begin
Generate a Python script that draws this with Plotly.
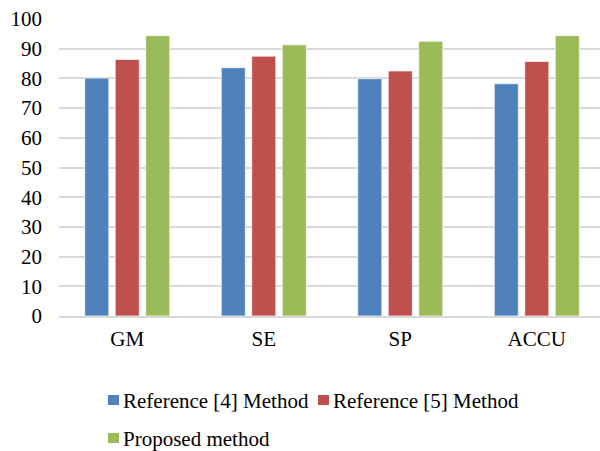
import plotly.graph_objects as go

# Metric categories and method scores (%)
categories = ["GM", "SE", "SP", "ACCU"]
ref4_method = [80.1, 83.6, 79.9, 78.2]
ref5_method = [86.4, 87.5, 82.5, 85.7]
proposed_method = [94.4, 91.3, 92.5, 94.4]

series_names = ["Reference [4] Method", "Reference [5] Method", "Proposed method"]
series_values = [ref4_method, ref5_method, proposed_method]
series_colors = ["#4F81BD", "#C0504D", "#9BBB59"]

y_ticks = list(range(0, 101, 10))

W, H = 600, 451
ML, MR, MT, MB = 59, 0, 19, 135
PW, PH = W - ML - MR, H - MT - MB

FONT = "Liberation Serif"


def px_x(x):
    return (x - ML) / PW


def px_y(y):
    return (H - MB - y) / PH


fig = go.Figure()
for name, vals, color in zip(series_names, series_values, series_colors):
    fig.add_trace(go.Bar(
        x=categories, y=vals, name=name,
        marker=dict(color=color, line=dict(color="rgba(255,255,255,0.7)", width=1)),
        showlegend=False,
    ))

# Legend drawn as swatches + labels beneath the plot
legend_rows = [(0, 0), (0, 1), (1, 0)]
swatch_left = [108, 318]
row_center = [400, 438]
shapes, annotations = [], []
for (row, col), name, color in zip(legend_rows, series_names, series_colors):
    x0 = swatch_left[col]
    yc = row_center[row]
    shapes.append(dict(type="rect", xref="paper", yref="paper",
                       x0=px_x(x0), x1=px_x(x0 + 11),
                       y0=px_y(yc - 5), y1=px_y(yc + 5),
                       fillcolor=color, line=dict(width=0)))
    annotations.append(dict(xref="paper", yref="paper", x=px_x(x0 + 13), y=px_y(yc + 1),
                            xanchor="left", yanchor="middle", showarrow=False,
                            text=name, font=dict(family=FONT, size=21, color="black")))

fig.update_layout(
    width=W, height=H,
    margin=dict(l=ML, r=MR, t=MT, b=MB, pad=0),
    paper_bgcolor="white", plot_bgcolor="white",
    barmode="group", bargap=0.33, bargroupgap=0.21,
    font=dict(family=FONT, size=21, color="black"),
    shapes=shapes, annotations=annotations,
    xaxis=dict(type="category", range=[-0.5, 3.463], showgrid=False,
               showline=True, linecolor="#D9D9D9", linewidth=2,
               ticks="", ticklabelstandoff=3,
               tickfont=dict(family=FONT, size=21, color="black")),
    yaxis=dict(range=[0, 100], tickvals=y_ticks, showgrid=True,
               gridcolor="#D9D9D9", gridwidth=2, zeroline=False,
               showline=False, ticks="", ticklabelstandoff=16,
               tickfont=dict(family=FONT, size=21, color="black")),
)

fig.write_html("out.html")
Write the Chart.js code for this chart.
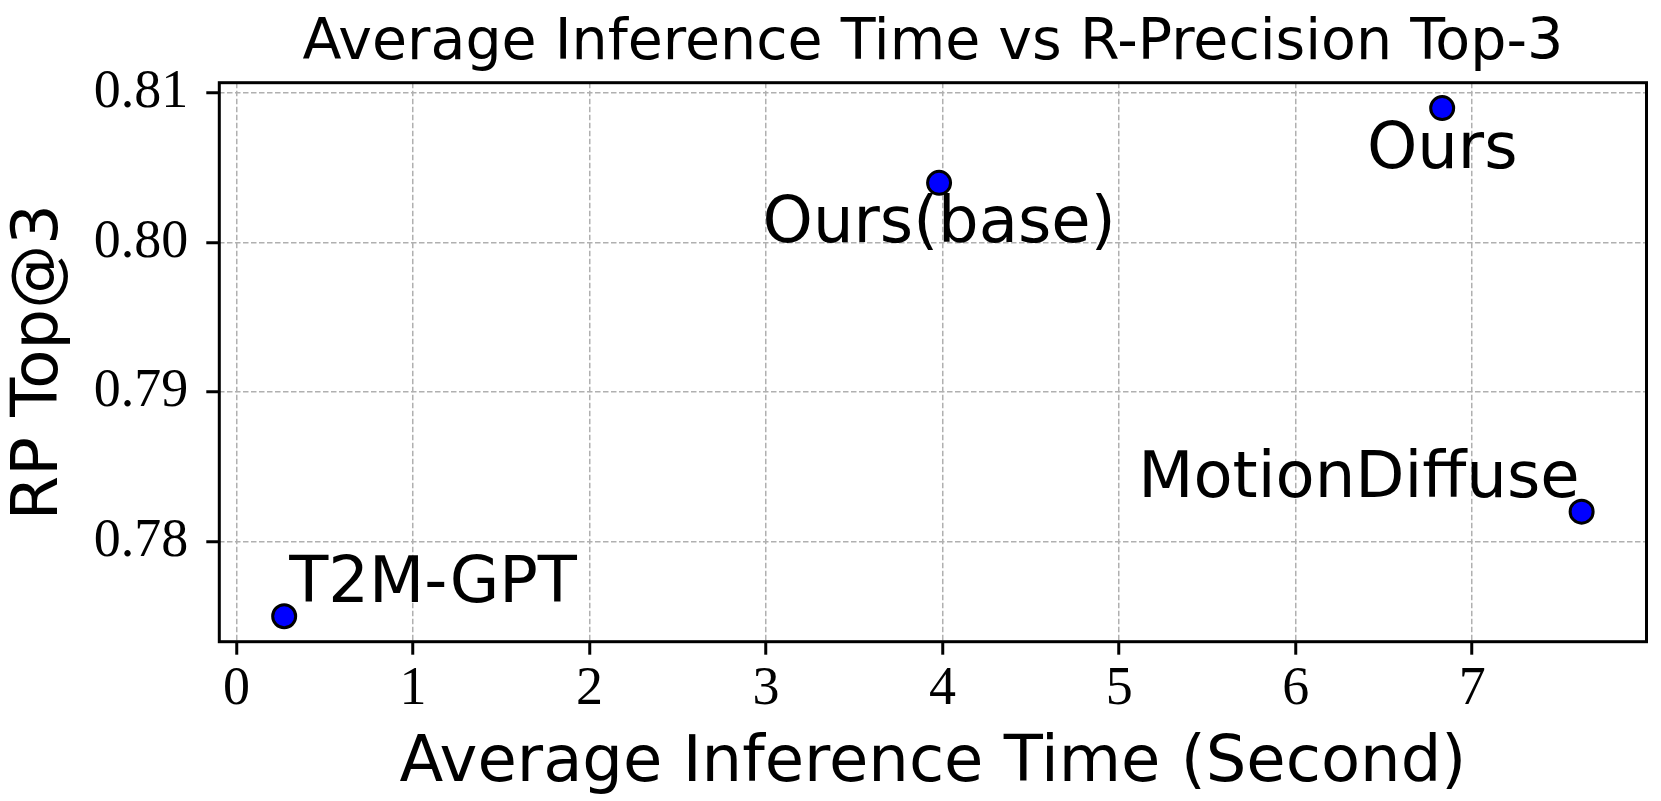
<!DOCTYPE html>
<html>
<head>
<meta charset="utf-8">
<title>Average Inference Time vs R-Precision Top-3</title>
<script src="https://cdn.jsdelivr.net/npm/chart.js@4.4.1/dist/chart.umd.min.js"></script>
<style>
  html, body { margin: 0; padding: 0; background: #fff; }
  canvas { display: block; }
</style>
</head>
<body>
<canvas id="scatterChart" width="1661" height="801"></canvas>
<script>
// values
var methods = ['T2M-GPT', 'Ours(base)', 'Ours', 'MotionDiffuse'];
var inferenceTime = [0.27, 3.98, 6.83, 7.62];
var rpTop3 = [0.775, 0.804, 0.809, 0.782];
var xTicks = [0, 1, 2, 3, 4, 5, 6, 7];
var yTicks = [0.78, 0.79, 0.80, 0.81];

// where each name sits relative to its point
var labelPlacement = [
    { align: 'left', dx: 5, dy: -14 },
    { align: 'center', dx: 0, dy: 59 },
    { align: 'center', dx: 0, dy: 60 },
    { align: 'right', dx: -2, dy: -15 }
];

function margin(arr) {
    var lo = Math.min.apply(null, arr), hi = Math.max.apply(null, arr);
    var pad = (hi - lo) * 0.05;
    return { min: lo - pad, max: hi + pad };
}
var xRange = margin(inferenceTime);
var yRange = margin(rpTop3);

var sans = "'DejaVu Sans', sans-serif";
var serif = "'Liberation Serif', 'Times New Roman', serif";

var annotatePlugin = {
    id: 'annotate',
    afterDatasetsDraw: function (chart) {
        var ctx = chart.ctx;
        var area = chart.chartArea;
        var meta = chart.getDatasetMeta(0);
        ctx.save();
        // frame on all four sides
        ctx.strokeStyle = '#000';
        ctx.lineWidth = 3;
        ctx.strokeRect(area.left, area.top, area.right - area.left, area.bottom - area.top);
        // point names
        ctx.fillStyle = '#000';
        ctx.font = '64px ' + sans;
        ctx.textBaseline = 'alphabetic';
        meta.data.forEach(function (pt, i) {
            var p = labelPlacement[i];
            ctx.textAlign = p.align;
            ctx.fillText(methods[i], pt.x + p.dx, pt.y + p.dy);
        });
        // title, centred over the plot
        ctx.font = '57px ' + sans;
        ctx.textAlign = 'center';
        ctx.fillText('Average Inference Time vs R-Precision Top-3', (area.left + area.right) / 2, 59);
        ctx.restore();
    }
};

var ctx = document.getElementById('scatterChart').getContext('2d');
var chart = new Chart(ctx, {
    type: 'scatter',
    data: {
        datasets: [{
            data: inferenceTime.map(function (t, i) { return { x: t, y: rpTop3[i] }; }),
            backgroundColor: '#0000ff',
            borderColor: '#000',
            borderWidth: 3,
            pointRadius: 11.5
        }]
    },
    plugins: [annotatePlugin],
    options: {
        responsive: false,
        animation: false,
        events: [],
        layout: { padding: { top: 82.7, right: 10.3, left: 0, bottom: 0 } },
        plugins: {
            legend: { display: false },
            tooltip: { enabled: false },
            title: { display: false }
        },
        scales: {
            x: {
                type: 'linear',
                min: xRange.min,
                max: xRange.max,
                afterBuildTicks: function (scale) {
                    scale.ticks = xTicks.map(function (v) { return { value: v }; });
                },
                afterFit: function (scale) { scale.height = 159.3; },
                ticks: {
                    autoSkip: false,
                    maxRotation: 0,
                    padding: 3,
                    color: '#000',
                    font: { family: serif, size: 54, lineHeight: 1.2 },
                    callback: function (v) { return String(v); }
                },
                grid: {
                    color: '#b0b0b0',
                    lineWidth: 1.5,
                    tickColor: '#000',
                    tickWidth: 3,
                    tickLength: 13,
                    tickBorderDash: []
                },
                border: { display: false, dash: [5.5, 2.5] },
                title: {
                    display: true,
                    text: 'Average Inference Time (Second)',
                    color: '#000',
                    font: { family: sans, size: 64, lineHeight: 1 },
                    padding: { top: 0, bottom: 4.4 }
                }
            },
            y: {
                type: 'linear',
                min: yRange.min,
                max: yRange.max,
                afterBuildTicks: function (scale) {
                    scale.ticks = yTicks.map(function (v) { return { value: v }; });
                },
                afterFit: function (scale) { scale.width = 219.3; },
                ticks: {
                    autoSkip: false,
                    padding: 18,
                    color: '#000',
                    font: { family: serif, size: 54, lineHeight: 1.2 },
                    callback: function (v) { return v.toFixed(2); }
                },
                grid: {
                    color: '#b0b0b0',
                    lineWidth: 1.5,
                    tickColor: '#000',
                    tickWidth: 3,
                    tickLength: 13,
                    tickBorderDash: []
                },
                border: { display: false, dash: [5.5, 2.5] },
                title: {
                    display: true,
                    text: 'RP Top@3',
                    color: '#000',
                    font: { family: sans, size: 64, lineHeight: 1 },
                    padding: { top: 8, bottom: 0 }
                }
            }
        }
    }
});
</script>
</body>
</html>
end
Please write out all of the material above without changing a word, and omit any pictures.

◆ Exercise result ◆
Generate a Python script that draws this with Plotly.
import plotly.graph_objects as go

# Metric categories and method scores (%)
categories = ["GM", "SE", "SP", "ACCU"]
ref4_method = [80.1, 83.6, 79.9, 78.2]
ref5_method = [86.4, 87.5, 82.5, 85.7]
proposed_method = [94.4, 91.3, 92.5, 94.4]

series_names = ["Reference [4] Method", "Reference [5] Method", "Proposed method"]
series_values = [ref4_method, ref5_method, proposed_method]
series_colors = ["#4F81BD", "#C0504D", "#9BBB59"]

y_ticks = list(range(0, 101, 10))

W, H = 600, 451
ML, MR, MT, MB = 59, 0, 19, 135
PW, PH = W - ML - MR, H - MT - MB

FONT = "Liberation Serif"


def px_x(x):
    return (x - ML) / PW


def px_y(y):
    return (H - MB - y) / PH


fig = go.Figure()
for name, vals, color in zip(series_names, series_values, series_colors):
    fig.add_trace(go.Bar(
        x=categories, y=vals, name=name,
        marker=dict(color=color, line=dict(color="rgba(255,255,255,0.7)", width=1)),
        showlegend=False,
    ))

# Legend drawn as swatches + labels beneath the plot
legend_rows = [(0, 0), (0, 1), (1, 0)]
swatch_left = [108, 318]
row_center = [400, 438]
shapes, annotations = [], []
for (row, col), name, color in zip(legend_rows, series_names, series_colors):
    x0 = swatch_left[col]
    yc = row_center[row]
    shapes.append(dict(type="rect", xref="paper", yref="paper",
                       x0=px_x(x0), x1=px_x(x0 + 11),
                       y0=px_y(yc - 5), y1=px_y(yc + 5),
                       fillcolor=color, line=dict(width=0)))
    annotations.append(dict(xref="paper", yref="paper", x=px_x(x0 + 13), y=px_y(yc + 1),
                            xanchor="left", yanchor="middle", showarrow=False,
                            text=name, font=dict(family=FONT, size=21, color="black")))

fig.update_layout(
    width=W, height=H,
    margin=dict(l=ML, r=MR, t=MT, b=MB, pad=0),
    paper_bgcolor="white", plot_bgcolor="white",
    barmode="group", bargap=0.33, bargroupgap=0.21,
    font=dict(family=FONT, size=21, color="black"),
    shapes=shapes, annotations=annotations,
    xaxis=dict(type="category", range=[-0.5, 3.463], showgrid=False,
               showline=True, linecolor="#D9D9D9", linewidth=2,
               ticks="", ticklabelstandoff=3,
               tickfont=dict(family=FONT, size=21, color="black")),
    yaxis=dict(range=[0, 100], tickvals=y_ticks, showgrid=True,
               gridcolor="#D9D9D9", gridwidth=2, zeroline=False,
               showline=False, ticks="", ticklabelstandoff=16,
               tickfont=dict(family=FONT, size=21, color="black")),
)

fig.write_html("out.html")
Write the Chart.js code for this chart.
<!DOCTYPE html>
<html>
<head>
<meta charset="utf-8">
<title>Average Inference Time vs R-Precision Top-3</title>
<script src="https://cdn.jsdelivr.net/npm/chart.js@4.4.1/dist/chart.umd.min.js"></script>
<style>
  html, body { margin: 0; padding: 0; background: #fff; }
  canvas { display: block; }
</style>
</head>
<body>
<canvas id="scatterChart" width="1661" height="801"></canvas>
<script>
// values
var methods = ['T2M-GPT', 'Ours(base)', 'Ours', 'MotionDiffuse'];
var inferenceTime = [0.27, 3.98, 6.83, 7.62];
var rpTop3 = [0.775, 0.804, 0.809, 0.782];
var xTicks = [0, 1, 2, 3, 4, 5, 6, 7];
var yTicks = [0.78, 0.79, 0.80, 0.81];

// where each name sits relative to its point
var labelPlacement = [
    { align: 'left', dx: 5, dy: -14 },
    { align: 'center', dx: 0, dy: 59 },
    { align: 'center', dx: 0, dy: 60 },
    { align: 'right', dx: -2, dy: -15 }
];

function margin(arr) {
    var lo = Math.min.apply(null, arr), hi = Math.max.apply(null, arr);
    var pad = (hi - lo) * 0.05;
    return { min: lo - pad, max: hi + pad };
}
var xRange = margin(inferenceTime);
var yRange = margin(rpTop3);

var sans = "'DejaVu Sans', sans-serif";
var serif = "'Liberation Serif', 'Times New Roman', serif";

var annotatePlugin = {
    id: 'annotate',
    afterDatasetsDraw: function (chart) {
        var ctx = chart.ctx;
        var area = chart.chartArea;
        var meta = chart.getDatasetMeta(0);
        ctx.save();
        // frame on all four sides
        ctx.strokeStyle = '#000';
        ctx.lineWidth = 3;
        ctx.strokeRect(area.left, area.top, area.right - area.left, area.bottom - area.top);
        // point names
        ctx.fillStyle = '#000';
        ctx.font = '64px ' + sans;
        ctx.textBaseline = 'alphabetic';
        meta.data.forEach(function (pt, i) {
            var p = labelPlacement[i];
            ctx.textAlign = p.align;
            ctx.fillText(methods[i], pt.x + p.dx, pt.y + p.dy);
        });
        // title, centred over the plot
        ctx.font = '57px ' + sans;
        ctx.textAlign = 'center';
        ctx.fillText('Average Inference Time vs R-Precision Top-3', (area.left + area.right) / 2, 59);
        ctx.restore();
    }
};

var ctx = document.getElementById('scatterChart').getContext('2d');
var chart = new Chart(ctx, {
    type: 'scatter',
    data: {
        datasets: [{
            data: inferenceTime.map(function (t, i) { return { x: t, y: rpTop3[i] }; }),
            backgroundColor: '#0000ff',
            borderColor: '#000',
            borderWidth: 3,
            pointRadius: 11.5
        }]
    },
    plugins: [annotatePlugin],
    options: {
        responsive: false,
        animation: false,
        events: [],
        layout: { padding: { top: 82.7, right: 10.3, left: 0, bottom: 0 } },
        plugins: {
            legend: { display: false },
            tooltip: { enabled: false },
            title: { display: false }
        },
        scales: {
            x: {
                type: 'linear',
                min: xRange.min,
                max: xRange.max,
                afterBuildTicks: function (scale) {
                    scale.ticks = xTicks.map(function (v) { return { value: v }; });
                },
                afterFit: function (scale) { scale.height = 159.3; },
                ticks: {
                    autoSkip: false,
                    maxRotation: 0,
                    padding: 3,
                    color: '#000',
                    font: { family: serif, size: 54, lineHeight: 1.2 },
                    callback: function (v) { return String(v); }
                },
                grid: {
                    color: '#b0b0b0',
                    lineWidth: 1.5,
                    tickColor: '#000',
                    tickWidth: 3,
                    tickLength: 13,
                    tickBorderDash: []
                },
                border: { display: false, dash: [5.5, 2.5] },
                title: {
                    display: true,
                    text: 'Average Inference Time (Second)',
                    color: '#000',
                    font: { family: sans, size: 64, lineHeight: 1 },
                    padding: { top: 0, bottom: 4.4 }
                }
            },
            y: {
                type: 'linear',
                min: yRange.min,
                max: yRange.max,
                afterBuildTicks: function (scale) {
                    scale.ticks = yTicks.map(function (v) { return { value: v }; });
                },
                afterFit: function (scale) { scale.width = 219.3; },
                ticks: {
                    autoSkip: false,
                    padding: 18,
                    color: '#000',
                    font: { family: serif, size: 54, lineHeight: 1.2 },
                    callback: function (v) { return v.toFixed(2); }
                },
                grid: {
                    color: '#b0b0b0',
                    lineWidth: 1.5,
                    tickColor: '#000',
                    tickWidth: 3,
                    tickLength: 13,
                    tickBorderDash: []
                },
                border: { display: false, dash: [5.5, 2.5] },
                title: {
                    display: true,
                    text: 'RP Top@3',
                    color: '#000',
                    font: { family: sans, size: 64, lineHeight: 1 },
                    padding: { top: 8, bottom: 0 }
                }
            }
        }
    }
});
</script>
</body>
</html>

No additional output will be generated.